/---

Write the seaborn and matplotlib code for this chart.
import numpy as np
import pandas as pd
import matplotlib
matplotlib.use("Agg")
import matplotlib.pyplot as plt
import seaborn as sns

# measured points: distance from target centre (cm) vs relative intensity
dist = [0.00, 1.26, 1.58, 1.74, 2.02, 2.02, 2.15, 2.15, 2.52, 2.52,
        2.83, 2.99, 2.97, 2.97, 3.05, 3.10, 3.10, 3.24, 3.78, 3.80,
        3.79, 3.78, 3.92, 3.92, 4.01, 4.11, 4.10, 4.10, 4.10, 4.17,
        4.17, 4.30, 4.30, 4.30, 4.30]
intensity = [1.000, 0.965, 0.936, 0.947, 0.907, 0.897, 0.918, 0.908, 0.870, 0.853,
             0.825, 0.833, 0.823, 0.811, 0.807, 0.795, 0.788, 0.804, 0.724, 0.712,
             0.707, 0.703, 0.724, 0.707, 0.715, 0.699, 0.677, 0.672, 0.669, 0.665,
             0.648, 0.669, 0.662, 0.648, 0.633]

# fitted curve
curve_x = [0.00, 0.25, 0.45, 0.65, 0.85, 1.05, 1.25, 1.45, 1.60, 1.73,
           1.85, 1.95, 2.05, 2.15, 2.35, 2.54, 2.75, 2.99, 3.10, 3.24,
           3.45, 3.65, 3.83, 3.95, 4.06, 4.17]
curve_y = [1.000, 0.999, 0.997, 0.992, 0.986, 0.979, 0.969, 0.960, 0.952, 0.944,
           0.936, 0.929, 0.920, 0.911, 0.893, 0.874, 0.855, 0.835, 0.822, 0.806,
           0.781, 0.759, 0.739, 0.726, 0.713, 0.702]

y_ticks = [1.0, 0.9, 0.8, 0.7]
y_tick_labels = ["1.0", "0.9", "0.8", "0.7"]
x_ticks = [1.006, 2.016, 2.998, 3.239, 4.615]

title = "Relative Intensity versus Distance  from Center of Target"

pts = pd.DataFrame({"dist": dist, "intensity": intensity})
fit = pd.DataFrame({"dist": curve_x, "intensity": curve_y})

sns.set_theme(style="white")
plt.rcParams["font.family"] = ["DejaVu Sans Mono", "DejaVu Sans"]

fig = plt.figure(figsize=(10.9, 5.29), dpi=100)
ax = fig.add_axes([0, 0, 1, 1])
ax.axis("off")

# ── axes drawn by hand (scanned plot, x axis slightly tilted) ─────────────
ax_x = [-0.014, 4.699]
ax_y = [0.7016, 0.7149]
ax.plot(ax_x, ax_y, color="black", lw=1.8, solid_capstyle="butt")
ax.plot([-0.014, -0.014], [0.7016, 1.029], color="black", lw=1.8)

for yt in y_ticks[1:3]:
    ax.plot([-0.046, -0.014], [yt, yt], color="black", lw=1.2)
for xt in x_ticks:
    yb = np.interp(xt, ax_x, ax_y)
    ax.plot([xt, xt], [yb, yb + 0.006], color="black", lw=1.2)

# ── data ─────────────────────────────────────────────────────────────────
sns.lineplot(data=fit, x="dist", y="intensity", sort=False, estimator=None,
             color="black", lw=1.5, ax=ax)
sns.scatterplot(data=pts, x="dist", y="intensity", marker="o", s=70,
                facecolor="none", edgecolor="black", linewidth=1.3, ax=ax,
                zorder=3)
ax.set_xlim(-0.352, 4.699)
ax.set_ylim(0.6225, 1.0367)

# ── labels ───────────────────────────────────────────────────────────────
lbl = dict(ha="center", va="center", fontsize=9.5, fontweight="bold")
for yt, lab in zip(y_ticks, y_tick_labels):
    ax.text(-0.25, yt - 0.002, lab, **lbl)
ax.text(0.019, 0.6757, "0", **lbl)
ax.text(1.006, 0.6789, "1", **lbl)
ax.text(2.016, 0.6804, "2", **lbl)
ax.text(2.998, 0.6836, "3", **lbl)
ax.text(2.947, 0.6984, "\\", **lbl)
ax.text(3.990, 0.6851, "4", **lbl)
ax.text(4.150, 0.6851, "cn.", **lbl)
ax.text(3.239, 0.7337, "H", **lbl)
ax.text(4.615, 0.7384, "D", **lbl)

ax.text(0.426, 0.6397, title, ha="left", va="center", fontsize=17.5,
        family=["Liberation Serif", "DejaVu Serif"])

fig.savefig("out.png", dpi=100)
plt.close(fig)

\---

Goal — Everything from the first line above up to and including the line that contains "import seaborn as sns" should be printed exactly; please print only that.

Solution —
Write the seaborn and matplotlib code for this chart.
import numpy as np
import pandas as pd
import matplotlib
matplotlib.use("Agg")
import matplotlib.pyplot as plt
import seaborn as sns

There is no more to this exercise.